Objective:
Make an exact transcription of the material, leaving out all images.

Source records:
%%

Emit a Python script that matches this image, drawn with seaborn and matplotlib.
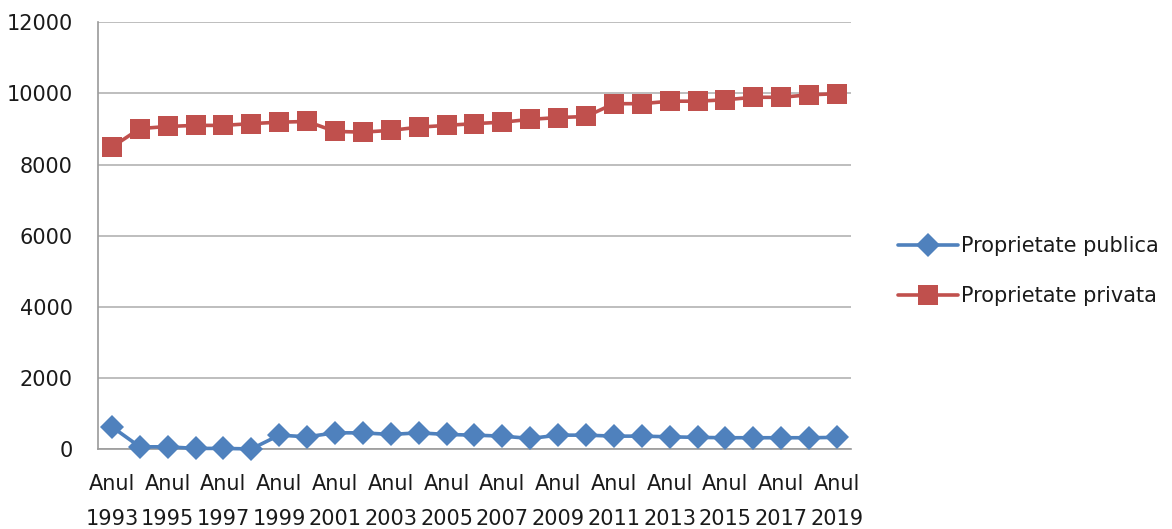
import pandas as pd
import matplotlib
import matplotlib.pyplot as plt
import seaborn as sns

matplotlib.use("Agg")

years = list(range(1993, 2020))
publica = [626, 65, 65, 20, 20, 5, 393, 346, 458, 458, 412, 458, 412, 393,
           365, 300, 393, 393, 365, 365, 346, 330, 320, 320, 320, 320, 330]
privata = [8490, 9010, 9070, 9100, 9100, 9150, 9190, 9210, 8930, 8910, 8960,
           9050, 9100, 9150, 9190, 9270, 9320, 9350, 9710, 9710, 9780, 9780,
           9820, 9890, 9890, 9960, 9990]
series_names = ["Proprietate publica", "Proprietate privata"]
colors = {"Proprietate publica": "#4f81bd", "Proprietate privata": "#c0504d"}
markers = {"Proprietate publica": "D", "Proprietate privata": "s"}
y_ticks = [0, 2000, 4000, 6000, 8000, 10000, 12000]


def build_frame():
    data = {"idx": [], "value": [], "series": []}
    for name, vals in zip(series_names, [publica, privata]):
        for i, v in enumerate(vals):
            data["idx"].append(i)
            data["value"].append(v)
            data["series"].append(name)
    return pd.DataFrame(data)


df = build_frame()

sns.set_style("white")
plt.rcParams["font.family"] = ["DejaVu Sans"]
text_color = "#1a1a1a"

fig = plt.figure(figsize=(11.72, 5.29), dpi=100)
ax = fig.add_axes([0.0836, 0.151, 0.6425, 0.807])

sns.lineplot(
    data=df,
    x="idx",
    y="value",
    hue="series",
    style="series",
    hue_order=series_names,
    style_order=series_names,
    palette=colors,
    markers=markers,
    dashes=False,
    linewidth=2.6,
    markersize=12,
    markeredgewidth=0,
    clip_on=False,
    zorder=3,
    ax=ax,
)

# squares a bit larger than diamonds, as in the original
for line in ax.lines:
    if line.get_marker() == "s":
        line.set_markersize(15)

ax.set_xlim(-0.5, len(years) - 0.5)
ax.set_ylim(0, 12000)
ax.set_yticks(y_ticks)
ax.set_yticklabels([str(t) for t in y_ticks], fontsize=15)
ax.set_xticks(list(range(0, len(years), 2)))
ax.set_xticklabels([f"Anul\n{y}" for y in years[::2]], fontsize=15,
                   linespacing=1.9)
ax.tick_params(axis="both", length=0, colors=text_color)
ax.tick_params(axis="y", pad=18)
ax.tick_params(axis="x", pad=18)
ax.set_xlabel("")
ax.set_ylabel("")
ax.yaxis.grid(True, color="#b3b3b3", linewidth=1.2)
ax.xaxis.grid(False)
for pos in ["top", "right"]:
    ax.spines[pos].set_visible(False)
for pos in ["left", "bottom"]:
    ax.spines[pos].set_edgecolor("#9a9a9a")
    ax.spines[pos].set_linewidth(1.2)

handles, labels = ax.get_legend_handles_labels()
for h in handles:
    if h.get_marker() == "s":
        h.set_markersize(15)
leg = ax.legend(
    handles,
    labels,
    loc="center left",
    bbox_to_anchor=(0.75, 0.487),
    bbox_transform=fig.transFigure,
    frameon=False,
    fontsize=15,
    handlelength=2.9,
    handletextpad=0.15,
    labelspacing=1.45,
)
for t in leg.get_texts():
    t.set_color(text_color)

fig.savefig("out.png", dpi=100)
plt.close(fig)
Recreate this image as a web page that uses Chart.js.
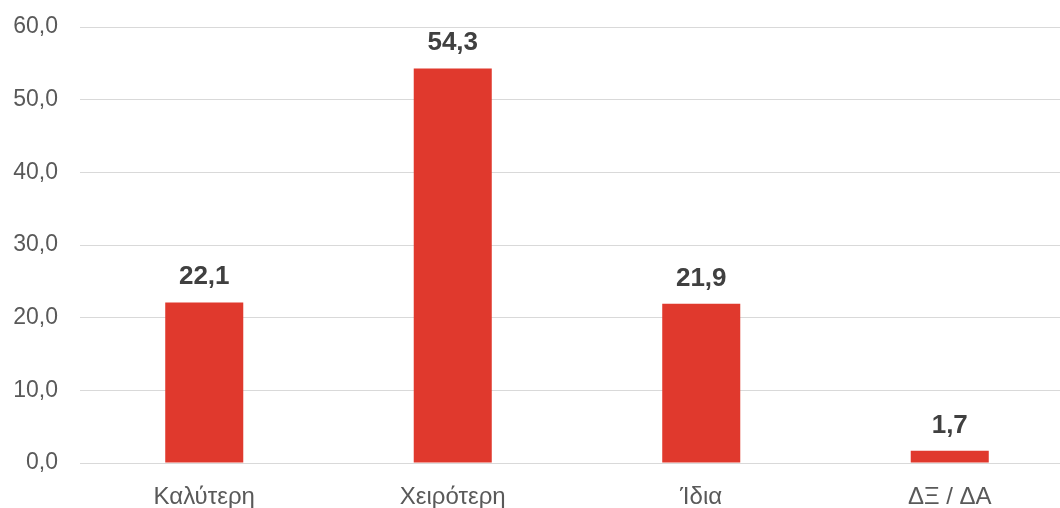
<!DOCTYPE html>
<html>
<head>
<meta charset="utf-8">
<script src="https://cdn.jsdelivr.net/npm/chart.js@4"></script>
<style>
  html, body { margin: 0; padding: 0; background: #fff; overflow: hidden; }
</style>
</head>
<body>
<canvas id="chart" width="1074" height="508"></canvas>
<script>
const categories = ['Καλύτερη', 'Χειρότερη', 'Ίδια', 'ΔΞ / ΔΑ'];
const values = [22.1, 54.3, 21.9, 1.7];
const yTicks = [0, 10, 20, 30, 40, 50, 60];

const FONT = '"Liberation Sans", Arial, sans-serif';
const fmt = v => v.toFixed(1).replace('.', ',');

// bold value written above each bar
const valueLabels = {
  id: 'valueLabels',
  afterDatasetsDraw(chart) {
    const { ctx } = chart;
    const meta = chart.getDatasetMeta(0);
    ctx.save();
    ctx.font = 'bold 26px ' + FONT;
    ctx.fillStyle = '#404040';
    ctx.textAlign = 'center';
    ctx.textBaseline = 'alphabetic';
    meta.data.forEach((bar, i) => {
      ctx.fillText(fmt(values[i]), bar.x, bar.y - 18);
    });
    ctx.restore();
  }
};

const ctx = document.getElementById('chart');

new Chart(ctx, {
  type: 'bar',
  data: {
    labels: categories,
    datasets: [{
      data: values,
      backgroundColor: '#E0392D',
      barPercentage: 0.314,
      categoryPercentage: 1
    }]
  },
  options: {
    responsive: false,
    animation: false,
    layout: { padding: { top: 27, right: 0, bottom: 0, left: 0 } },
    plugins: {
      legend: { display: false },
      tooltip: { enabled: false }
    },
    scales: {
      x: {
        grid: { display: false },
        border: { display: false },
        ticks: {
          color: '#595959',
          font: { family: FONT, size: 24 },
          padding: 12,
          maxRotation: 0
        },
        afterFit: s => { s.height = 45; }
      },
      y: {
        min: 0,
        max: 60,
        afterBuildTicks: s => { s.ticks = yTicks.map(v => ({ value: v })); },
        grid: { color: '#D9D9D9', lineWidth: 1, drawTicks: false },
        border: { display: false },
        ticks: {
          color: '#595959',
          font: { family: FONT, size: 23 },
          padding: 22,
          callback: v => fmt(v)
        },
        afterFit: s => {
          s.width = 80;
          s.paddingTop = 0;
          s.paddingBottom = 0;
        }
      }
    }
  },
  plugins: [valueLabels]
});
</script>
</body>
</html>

%%

Answer to the problem:
Emit a Python script that matches this image, drawn with seaborn and matplotlib.
import pandas as pd
import matplotlib
import matplotlib.pyplot as plt
import seaborn as sns

matplotlib.use("Agg")

years = list(range(1993, 2020))
publica = [626, 65, 65, 20, 20, 5, 393, 346, 458, 458, 412, 458, 412, 393,
           365, 300, 393, 393, 365, 365, 346, 330, 320, 320, 320, 320, 330]
privata = [8490, 9010, 9070, 9100, 9100, 9150, 9190, 9210, 8930, 8910, 8960,
           9050, 9100, 9150, 9190, 9270, 9320, 9350, 9710, 9710, 9780, 9780,
           9820, 9890, 9890, 9960, 9990]
series_names = ["Proprietate publica", "Proprietate privata"]
colors = {"Proprietate publica": "#4f81bd", "Proprietate privata": "#c0504d"}
markers = {"Proprietate publica": "D", "Proprietate privata": "s"}
y_ticks = [0, 2000, 4000, 6000, 8000, 10000, 12000]


def build_frame():
    data = {"idx": [], "value": [], "series": []}
    for name, vals in zip(series_names, [publica, privata]):
        for i, v in enumerate(vals):
            data["idx"].append(i)
            data["value"].append(v)
            data["series"].append(name)
    return pd.DataFrame(data)


df = build_frame()

sns.set_style("white")
plt.rcParams["font.family"] = ["DejaVu Sans"]
text_color = "#1a1a1a"

fig = plt.figure(figsize=(11.72, 5.29), dpi=100)
ax = fig.add_axes([0.0836, 0.151, 0.6425, 0.807])

sns.lineplot(
    data=df,
    x="idx",
    y="value",
    hue="series",
    style="series",
    hue_order=series_names,
    style_order=series_names,
    palette=colors,
    markers=markers,
    dashes=False,
    linewidth=2.6,
    markersize=12,
    markeredgewidth=0,
    clip_on=False,
    zorder=3,
    ax=ax,
)

# squares a bit larger than diamonds, as in the original
for line in ax.lines:
    if line.get_marker() == "s":
        line.set_markersize(15)

ax.set_xlim(-0.5, len(years) - 0.5)
ax.set_ylim(0, 12000)
ax.set_yticks(y_ticks)
ax.set_yticklabels([str(t) for t in y_ticks], fontsize=15)
ax.set_xticks(list(range(0, len(years), 2)))
ax.set_xticklabels([f"Anul\n{y}" for y in years[::2]], fontsize=15,
                   linespacing=1.9)
ax.tick_params(axis="both", length=0, colors=text_color)
ax.tick_params(axis="y", pad=18)
ax.tick_params(axis="x", pad=18)
ax.set_xlabel("")
ax.set_ylabel("")
ax.yaxis.grid(True, color="#b3b3b3", linewidth=1.2)
ax.xaxis.grid(False)
for pos in ["top", "right"]:
    ax.spines[pos].set_visible(False)
for pos in ["left", "bottom"]:
    ax.spines[pos].set_edgecolor("#9a9a9a")
    ax.spines[pos].set_linewidth(1.2)

handles, labels = ax.get_legend_handles_labels()
for h in handles:
    if h.get_marker() == "s":
        h.set_markersize(15)
leg = ax.legend(
    handles,
    labels,
    loc="center left",
    bbox_to_anchor=(0.75, 0.487),
    bbox_transform=fig.transFigure,
    frameon=False,
    fontsize=15,
    handlelength=2.9,
    handletextpad=0.15,
    labelspacing=1.45,
)
for t in leg.get_texts():
    t.set_color(text_color)

fig.savefig("out.png", dpi=100)
plt.close(fig)
Recreate this image as a web page that uses Chart.js.
<!DOCTYPE html>
<html>
<head>
<meta charset="utf-8">
<script src="https://cdn.jsdelivr.net/npm/chart.js@4"></script>
<style>
  html, body { margin: 0; padding: 0; background: #fff; overflow: hidden; }
</style>
</head>
<body>
<canvas id="chart" width="1074" height="508"></canvas>
<script>
const categories = ['Καλύτερη', 'Χειρότερη', 'Ίδια', 'ΔΞ / ΔΑ'];
const values = [22.1, 54.3, 21.9, 1.7];
const yTicks = [0, 10, 20, 30, 40, 50, 60];

const FONT = '"Liberation Sans", Arial, sans-serif';
const fmt = v => v.toFixed(1).replace('.', ',');

// bold value written above each bar
const valueLabels = {
  id: 'valueLabels',
  afterDatasetsDraw(chart) {
    const { ctx } = chart;
    const meta = chart.getDatasetMeta(0);
    ctx.save();
    ctx.font = 'bold 26px ' + FONT;
    ctx.fillStyle = '#404040';
    ctx.textAlign = 'center';
    ctx.textBaseline = 'alphabetic';
    meta.data.forEach((bar, i) => {
      ctx.fillText(fmt(values[i]), bar.x, bar.y - 18);
    });
    ctx.restore();
  }
};

const ctx = document.getElementById('chart');

new Chart(ctx, {
  type: 'bar',
  data: {
    labels: categories,
    datasets: [{
      data: values,
      backgroundColor: '#E0392D',
      barPercentage: 0.314,
      categoryPercentage: 1
    }]
  },
  options: {
    responsive: false,
    animation: false,
    layout: { padding: { top: 27, right: 0, bottom: 0, left: 0 } },
    plugins: {
      legend: { display: false },
      tooltip: { enabled: false }
    },
    scales: {
      x: {
        grid: { display: false },
        border: { display: false },
        ticks: {
          color: '#595959',
          font: { family: FONT, size: 24 },
          padding: 12,
          maxRotation: 0
        },
        afterFit: s => { s.height = 45; }
      },
      y: {
        min: 0,
        max: 60,
        afterBuildTicks: s => { s.ticks = yTicks.map(v => ({ value: v })); },
        grid: { color: '#D9D9D9', lineWidth: 1, drawTicks: false },
        border: { display: false },
        ticks: {
          color: '#595959',
          font: { family: FONT, size: 23 },
          padding: 22,
          callback: v => fmt(v)
        },
        afterFit: s => {
          s.width = 80;
          s.paddingTop = 0;
          s.paddingBottom = 0;
        }
      }
    }
  },
  plugins: [valueLabels]
});
</script>
</body>
</html>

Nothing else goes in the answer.